Do you have an estate plan? Do you know what will happen to your property when you pass away? What about your business? Other assets?

It’s Time to Start Estate Planning

Sadly, I’ve dealt with many adult children over the years who suffer because their parent’s wishes were not reduced to writing with estate planning. If you take time to document your wishes now, you will save your children and heirs a lot of grief. Family strife is too often the result of not having a specific estate plan. With a detailed estate plan, the pain and disagreement that can come with probate — or even strangers making decisions for you — can easily be avoided.

What’s in an Estate Plan?

Your estate plan can include everything from your personal items to your large assets. If you want to avoid creating dissension between your kids, reduce your wishes to writing. Let’s face it; parents are often the glue that holds the family together. When you’re gone, any issues between your kids will only escalate if they have to make decisions about your possessions. Sadly, I’ve witnessed discord between siblings far too many times. And why? Because their parents failed to plan.

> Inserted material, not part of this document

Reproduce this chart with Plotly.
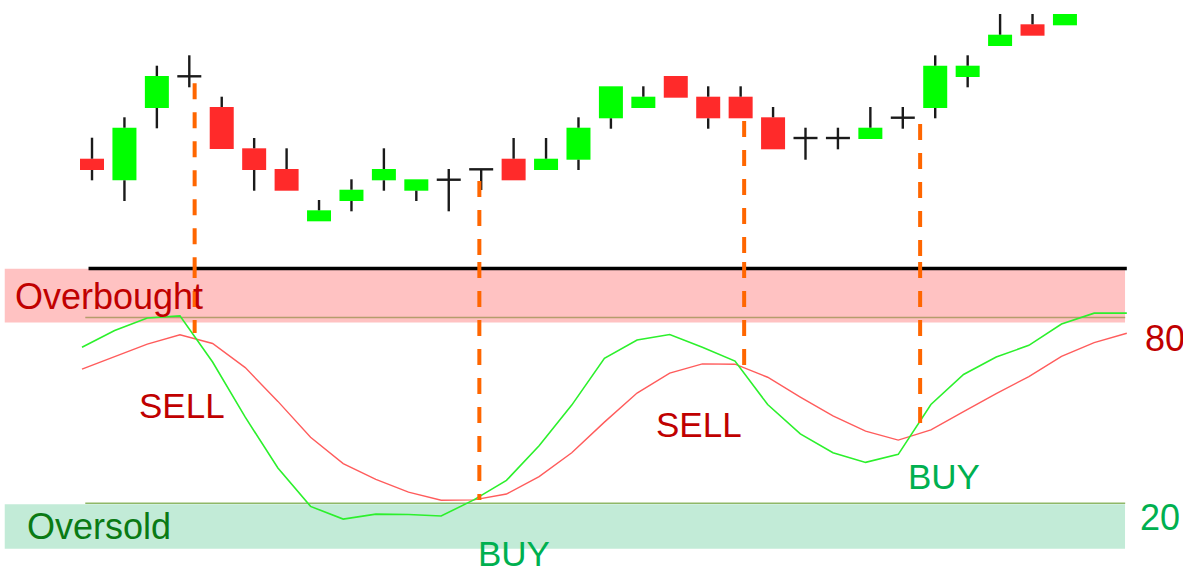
import plotly.graph_objects as go

# ---------------- Price candles ----------------
opens  = [104.13, 101.97, 109.20, 112.37, 109.30, 105.17, 103.10, 97.87, 99.90, 101.97,
          100.93, 102.03, 103.07, 104.13, 103.00, 104.03, 108.17, 109.20, 112.40, 110.33,
          110.33, 108.27, 106.20, 106.20, 106.10, 108.23, 109.20, 112.30, 115.40, 117.57,
          117.47]
closes = [103.00, 107.23, 112.40, 112.37, 105.10, 103.00, 100.93, 98.97, 101.03, 103.10,
          102.07, 102.03, 103.07, 101.97, 104.13, 107.23, 111.37, 110.33, 110.23, 108.17,
          108.17, 105.07, 106.20, 106.20, 107.23, 108.23, 113.43, 113.43, 116.53, 116.43,
          118.60]
highs  = [106.23, 108.27, 113.43, 114.47, 110.33, 106.20, 105.17, 100.00, 102.07, 105.17,
          102.07, 103.10, 103.07, 106.20, 106.20, 108.27, 111.37, 111.37, 112.40, 111.37,
          111.37, 109.30, 107.23, 107.23, 109.30, 109.30, 114.47, 114.47, 118.60, 118.60,
          118.60]
lows   = [101.97, 99.90, 107.17, 111.27, 105.10, 100.93, 100.93, 97.87, 98.87, 100.93,
          99.90, 98.87, 101.00, 101.97, 103.00, 103.00, 107.13, 109.20, 110.23, 107.13,
          108.17, 105.07, 104.03, 105.07, 106.10, 107.13, 108.17, 111.27, 115.40, 116.43,
          117.47]

# ---------------- Stochastic oscillator ----------------
k_line = [70.4, 75.8, 79.8, 80.5, 65.6, 47.8, 31.4, 19.0, 14.9, 16.5, 16.4, 15.9, 21.1,
          27.4, 38.6, 51.7, 66.8, 72.7, 74.5, 70.4, 65.9, 51.9, 42.4, 36.3, 33.2, 35.8,
          51.9, 61.6, 67.2, 71.0, 77.9, 81.4, 81.4]
d_line = [63.3, 67.3, 71.4, 74.4, 71.6, 63.8, 52.9, 41.3, 32.8, 27.7, 23.6, 21.0, 21.1,
          23.0, 28.6, 36.3, 46.2, 55.6, 62.0, 65.0, 64.9, 60.7, 54.3, 48.2, 43.3, 40.4,
          43.7, 49.6, 55.4, 60.9, 67.4, 71.9, 74.9]

overbought_level = 80
oversold_level = 20
top_level = 95.8

# Signals (oscillator index of the crossover, price where the marker starts, oscillator value)
signal_labels = ["SELL", "BUY", "SELL", "BUY"]
signal_osc_x = [3.45, 12.17, 20.28, 25.67]
signal_price = [111.67, 101.90, 107.90, 107.60]
signal_osc_val = [75.0, 21.1, 63.0, 43.1]

# ---------------- Styles ----------------
GREEN_BODY = "#00ff00"
RED_BODY = "#ff2a2a"
WICK = "#1a1a1a"
K_COLOR = "#2cf02c"
D_COLOR = "#ff5c5c"
ORANGE = "#ff6600"
FONT = "Liberation Sans, Arial, Helvetica, sans-serif"

price_range = [93.8, 120.0]
osc_range = [-0.57, 97.9]
split = 0.5379

n = len(opens)
fig = go.Figure()

# Candle bodies
up = [i for i in range(n) if closes[i] > opens[i]]
dn = [i for i in range(n) if closes[i] < opens[i]]
fig.add_trace(go.Bar(x=up, base=[opens[i] for i in up], y=[closes[i] - opens[i] for i in up],
                     width=0.74, marker=dict(color=GREEN_BODY, line=dict(width=0)),
                     xaxis="x", yaxis="y", showlegend=False, hoverinfo="skip"))
fig.add_trace(go.Bar(x=dn, base=[closes[i] for i in dn], y=[opens[i] - closes[i] for i in dn],
                     width=0.74, marker=dict(color=RED_BODY, line=dict(width=0)),
                     xaxis="x", yaxis="y", showlegend=False, hoverinfo="skip"))

# Wicks and dojis
half = 0.37
wx, wy = [], []
for i, (o, h, l, c) in enumerate(zip(opens, highs, lows, closes)):
    if o == c:
        wx += [i, i, None, i - half, i + half, None]
        wy += [h, l, None, o, o, None]
    else:
        top, bot = max(o, c), min(o, c)
        wx += [i, i, None, i, i, None]
        wy += [h, top, None, bot, l, None]
fig.add_trace(go.Scatter(x=wx, y=wy, mode="lines", line=dict(color=WICK, width=2.4),
                         xaxis="x", yaxis="y", showlegend=False, hoverinfo="skip"))

# Oscillator lines
kx = list(range(len(k_line)))
fig.add_trace(go.Scatter(x=kx, y=d_line, mode="lines", line=dict(color=D_COLOR, width=1.4),
                         xaxis="x2", yaxis="y2", showlegend=False, hoverinfo="skip"))
fig.add_trace(go.Scatter(x=kx, y=k_line, mode="lines", line=dict(color=K_COLOR, width=1.6),
                         xaxis="x2", yaxis="y2", showlegend=False, hoverinfo="skip"))

# Dashed signal lines: upper part on the price panel, lower part on the oscillator panel
for sx, sp, sv in zip(signal_osc_x, signal_price, signal_osc_val):
    fig.add_trace(go.Scatter(x=[sx, sx], y=[sp, price_range[0]], mode="lines",
                             line=dict(color=ORANGE, width=4, dash="16px,13px"),
                             xaxis="x2", yaxis="y", showlegend=False, hoverinfo="skip"))
    fig.add_trace(go.Scatter(x=[sx, sx], y=[osc_range[1], sv], mode="lines",
                             line=dict(color=ORANGE, width=4, dash="16px,13px"),
                             xaxis="x2", yaxis="y2", showlegend=False, hoverinfo="skip"))

# Bands and level lines
shapes = [
    dict(type="rect", xref="paper", yref="y2", x0=0.004, x1=0.951, y0=78.4, y1=95.7,
         fillcolor="#ffc2c2", line=dict(width=0), layer="below"),
    dict(type="rect", xref="paper", yref="y2", x0=0.004, x1=0.951, y0=5.3, y1=19.7,
         fillcolor="#c2ebd7", line=dict(width=0), layer="below"),
    dict(type="line", xref="x2", yref="y2", x0=0.2, x1=len(k_line) - 1, y0=top_level, y1=top_level,
         line=dict(color="#000000", width=3.5), layer="below"),
    dict(type="line", xref="x2", yref="y2", x0=0.1, x1=31.95, y0=overbought_level, y1=overbought_level,
         line=dict(color="#b59d6c", width=1.5), layer="below"),
    dict(type="line", xref="x2", yref="y2", x0=0.1, x1=31.95, y0=oversold_level, y1=oversold_level,
         line=dict(color="#8fb868", width=1.5), layer="below"),
]

DARK_RED = "#c00000"
BUY_GREEN = "#00b050"
annotations = [
    dict(text="Overbought", xref="paper", yref="y2", x=0.011, y=86.8, xanchor="left", yanchor="middle",
         showarrow=False, font=dict(family=FONT, size=36, color=DARK_RED)),
    dict(text="Oversold", xref="paper", yref="y2", x=0.021, y=12.35, xanchor="left", yanchor="middle",
         showarrow=False, font=dict(family=FONT, size=36, color="#0a7a14")),
    dict(text=str(overbought_level), xref="paper", yref="y2", x=0.966, y=73.3, xanchor="left",
         yanchor="middle", showarrow=False, font=dict(family=FONT, size=36, color=DARK_RED)),
    dict(text=str(oversold_level), xref="paper", yref="y2", x=0.962, y=15.4, xanchor="left",
         yanchor="middle", showarrow=False, font=dict(family=FONT, size=36, color=BUY_GREEN)),
]
label_pos = [(3.06, 51.6), (13.23, 3.95), (18.9, 45.4), (26.4, 28.8)]
for lab, (lx, ly) in zip(signal_labels, label_pos):
    annotations.append(dict(text=lab, xref="x2", yref="y2", x=lx, y=ly, xanchor="center",
                            yanchor="middle", showarrow=False,
                            font=dict(family=FONT, size=35,
                                      color=DARK_RED if lab == "SELL" else BUY_GREEN)))

fig.update_layout(
    width=1183, height=567,
    margin=dict(l=0, r=0, t=0, b=0),
    paper_bgcolor="white", plot_bgcolor="rgba(0,0,0,0)",
    barmode="overlay", showlegend=False,
    shapes=shapes, annotations=annotations,
    xaxis=dict(domain=[0, 1], range=[-2.837, 33.64], visible=False, anchor="y", fixedrange=True),
    yaxis=dict(domain=[split, 1], range=price_range, visible=False, anchor="x", fixedrange=True),
    xaxis2=dict(domain=[0, 1], range=[-2.5115, 33.721], visible=False, anchor="y2", fixedrange=True),
    yaxis2=dict(domain=[0, split], range=osc_range, visible=False, anchor="x2", fixedrange=True),
)

fig.write_html("out.html", config={"displayModeBar": False},
               post_script="document.body.style.margin='0px';document.body.style.overflow='hidden';")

Common Challenges with Estate Planning

I’m not an attorney, but I am a Realtor and have often represented beneficiaries who are upset, confused, and who can’t seem to agree about anything. Who gets mom’s wedding ring? Grandma’s koa rocker? The motorcycle that was dad’s pride and joy? When it comes to bigger assets, it can become even more complicated. Do we sell the house?  Should we keep it and rent it out? Disagreements over the selection of a Realtor, the price of a home, the timing of the sale, the distribution of household goods all become problematic. Complicated. Even worse, what if one of the siblings is living in the house? In Hawaii, this is a pretty common situation. Common and challenging.

So, what’s the answer?

Find an Estate Planner or Attorney

Get help. Hire an attorney or an estate planner. Your money will be well spent, and you will have peace of mind knowing that your affairs are in good order. Save your loved ones the headache (and the heartache) of making decisions on your behalf. You might just save some relationships in the process, too. Isn’t that reason enough to reduce your wishes to writing?